▸ **Written task**: Reproduce every line of the listing as written, apart from the pictures.

▸ **Given material**:
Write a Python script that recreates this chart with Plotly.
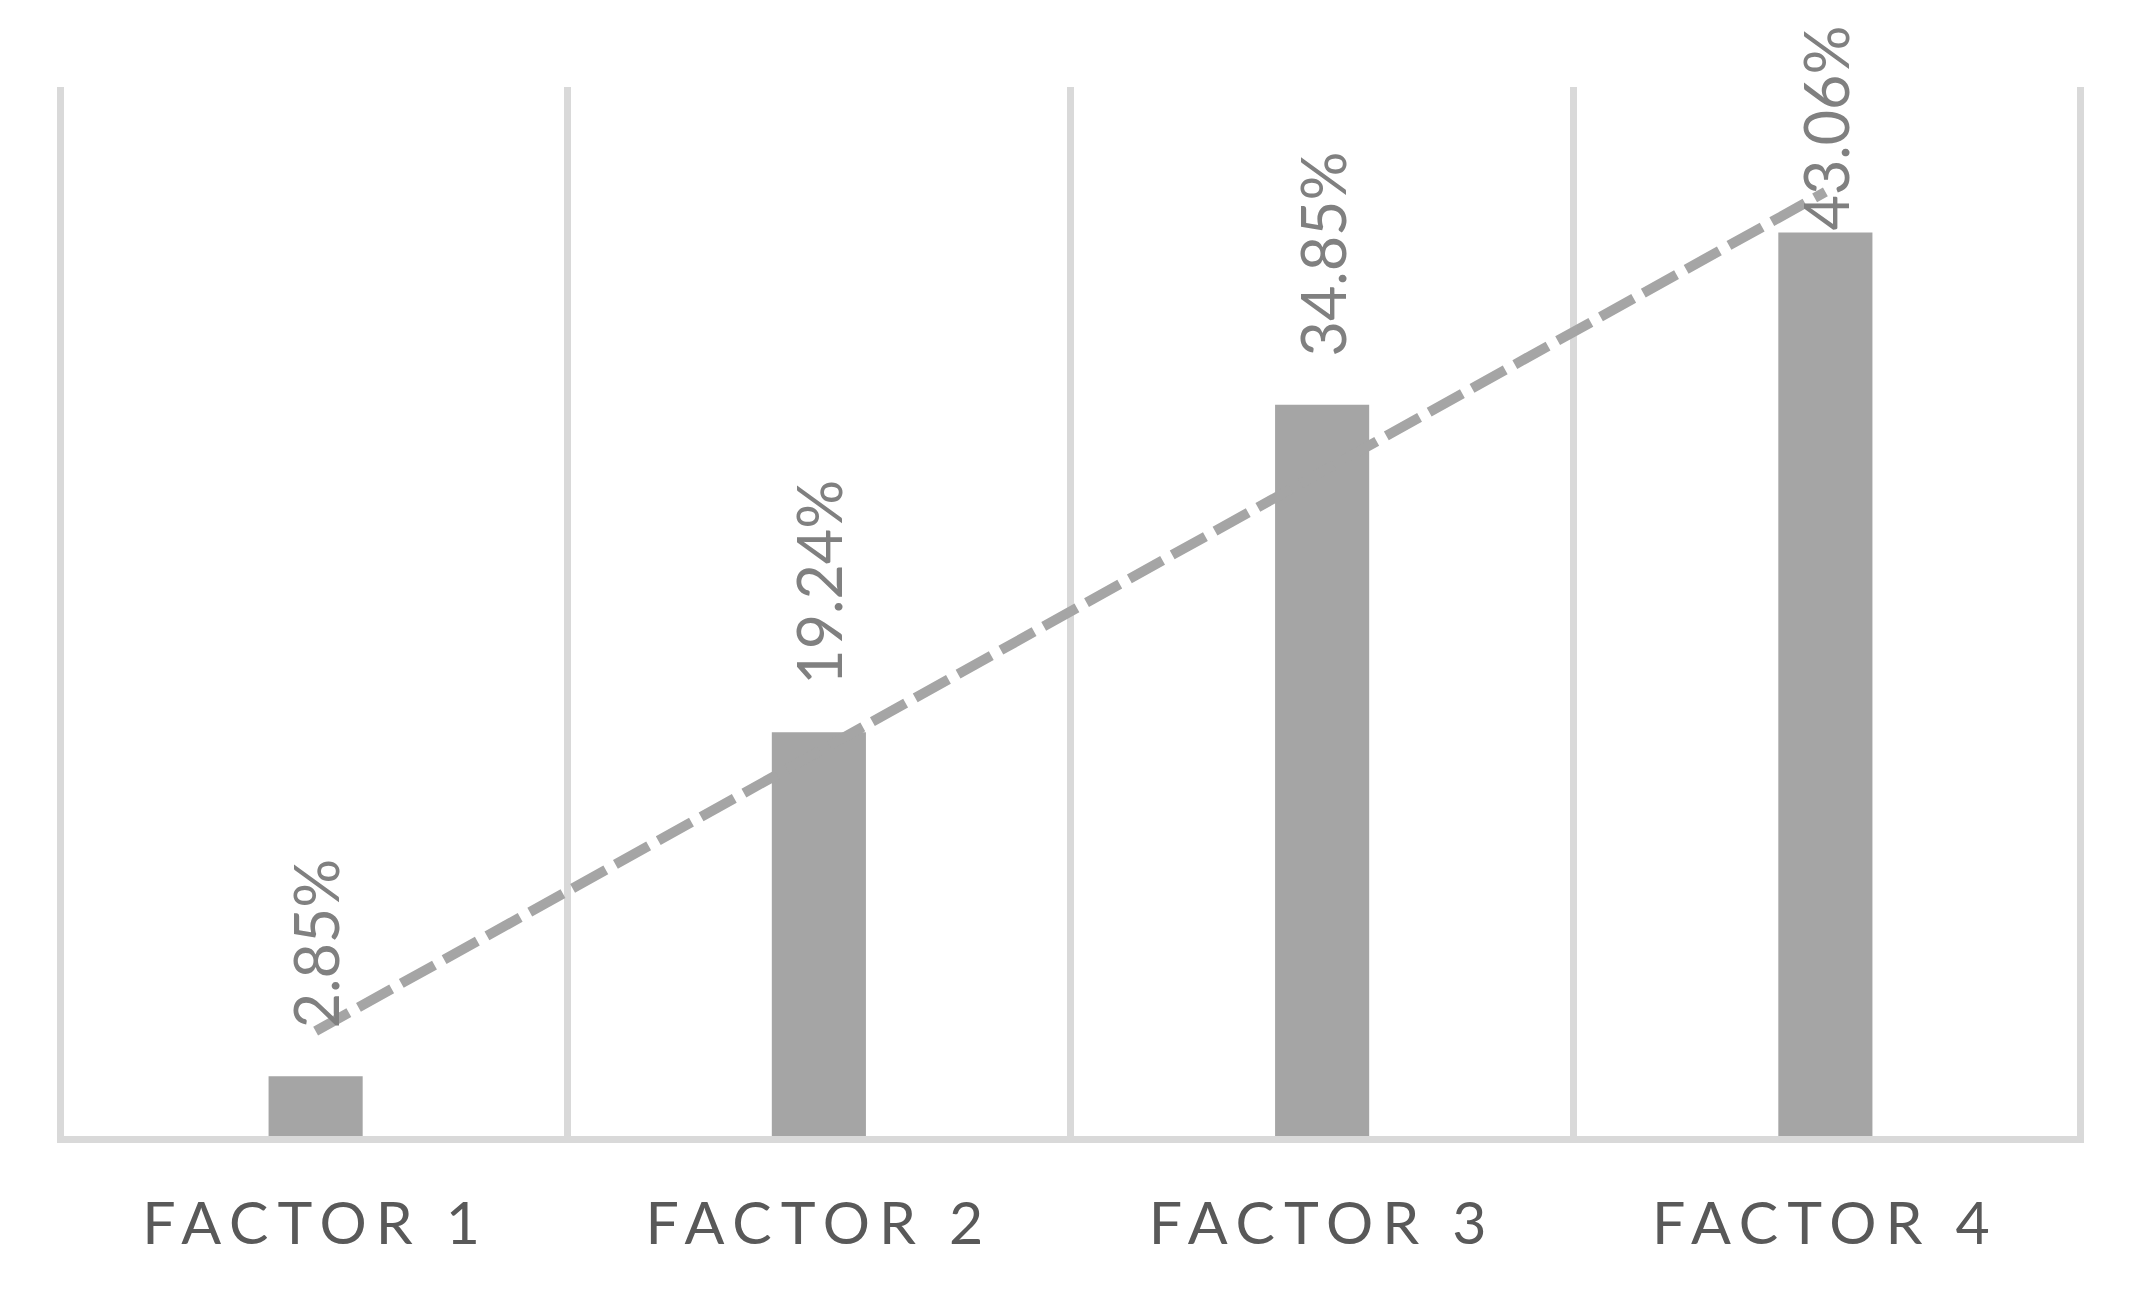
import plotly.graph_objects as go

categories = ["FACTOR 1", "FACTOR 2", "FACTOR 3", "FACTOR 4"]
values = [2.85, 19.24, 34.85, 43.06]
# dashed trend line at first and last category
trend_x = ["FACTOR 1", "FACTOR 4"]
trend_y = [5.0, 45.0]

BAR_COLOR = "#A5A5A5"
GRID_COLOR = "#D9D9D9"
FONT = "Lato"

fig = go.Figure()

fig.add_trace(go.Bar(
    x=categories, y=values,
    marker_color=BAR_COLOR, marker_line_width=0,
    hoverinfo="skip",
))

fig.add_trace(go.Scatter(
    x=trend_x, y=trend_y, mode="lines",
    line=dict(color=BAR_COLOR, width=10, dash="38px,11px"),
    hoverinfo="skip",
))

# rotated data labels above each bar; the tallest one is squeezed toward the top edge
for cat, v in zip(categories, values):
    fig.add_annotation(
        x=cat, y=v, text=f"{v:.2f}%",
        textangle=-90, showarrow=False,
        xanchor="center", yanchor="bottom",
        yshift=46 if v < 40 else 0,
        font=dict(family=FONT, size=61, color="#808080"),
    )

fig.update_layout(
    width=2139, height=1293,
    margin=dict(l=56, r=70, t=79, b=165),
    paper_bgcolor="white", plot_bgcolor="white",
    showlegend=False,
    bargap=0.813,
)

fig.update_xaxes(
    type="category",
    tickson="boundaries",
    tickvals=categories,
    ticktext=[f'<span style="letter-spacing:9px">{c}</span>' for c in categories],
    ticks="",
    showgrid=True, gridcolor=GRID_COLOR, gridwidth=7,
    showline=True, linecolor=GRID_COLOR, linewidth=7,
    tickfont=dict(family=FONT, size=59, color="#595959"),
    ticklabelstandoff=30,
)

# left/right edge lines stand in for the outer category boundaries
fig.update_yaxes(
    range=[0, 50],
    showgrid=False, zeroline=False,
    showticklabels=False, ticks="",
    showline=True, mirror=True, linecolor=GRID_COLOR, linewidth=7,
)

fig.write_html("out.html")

▸ **Output for this task**:
Write a Python script that recreates this chart with Plotly.
import plotly.graph_objects as go

categories = ["FACTOR 1", "FACTOR 2", "FACTOR 3", "FACTOR 4"]
values = [2.85, 19.24, 34.85, 43.06]
# dashed trend line at first and last category
trend_x = ["FACTOR 1", "FACTOR 4"]
trend_y = [5.0, 45.0]

BAR_COLOR = "#A5A5A5"
GRID_COLOR = "#D9D9D9"
FONT = "Lato"

fig = go.Figure()

fig.add_trace(go.Bar(
    x=categories, y=values,
    marker_color=BAR_COLOR, marker_line_width=0,
    hoverinfo="skip",
))

fig.add_trace(go.Scatter(
    x=trend_x, y=trend_y, mode="lines",
    line=dict(color=BAR_COLOR, width=10, dash="38px,11px"),
    hoverinfo="skip",
))

# rotated data labels above each bar; the tallest one is squeezed toward the top edge
for cat, v in zip(categories, values):
    fig.add_annotation(
        x=cat, y=v, text=f"{v:.2f}%",
        textangle=-90, showarrow=False,
        xanchor="center", yanchor="bottom",
        yshift=46 if v < 40 else 0,
        font=dict(family=FONT, size=61, color="#808080"),
    )

fig.update_layout(
    width=2139, height=1293,
    margin=dict(l=56, r=70, t=79, b=165),
    paper_bgcolor="white", plot_bgcolor="white",
    showlegend=False,
    bargap=0.813,
)

fig.update_xaxes(
    type="category",
    tickson="boundaries",
    tickvals=categories,
    ticktext=[f'<span style="letter-spacing:9px">{c}</span>' for c in categories],
    ticks="",
    showgrid=True, gridcolor=GRID_COLOR, gridwidth=7,
    showline=True, linecolor=GRID_COLOR, linewidth=7,
    tickfont=dict(family=FONT, size=59, color="#595959"),
    ticklabelstandoff=30,
)

# left/right edge lines stand in for the outer category boundaries
fig.update_yaxes(
    range=[0, 50],
    showgrid=False, zeroline=False,
    showticklabels=False, ticks="",
    showline=True, mirror=True, linecolor=GRID_COLOR, linewidth=7,
)

fig.write_html("out.html")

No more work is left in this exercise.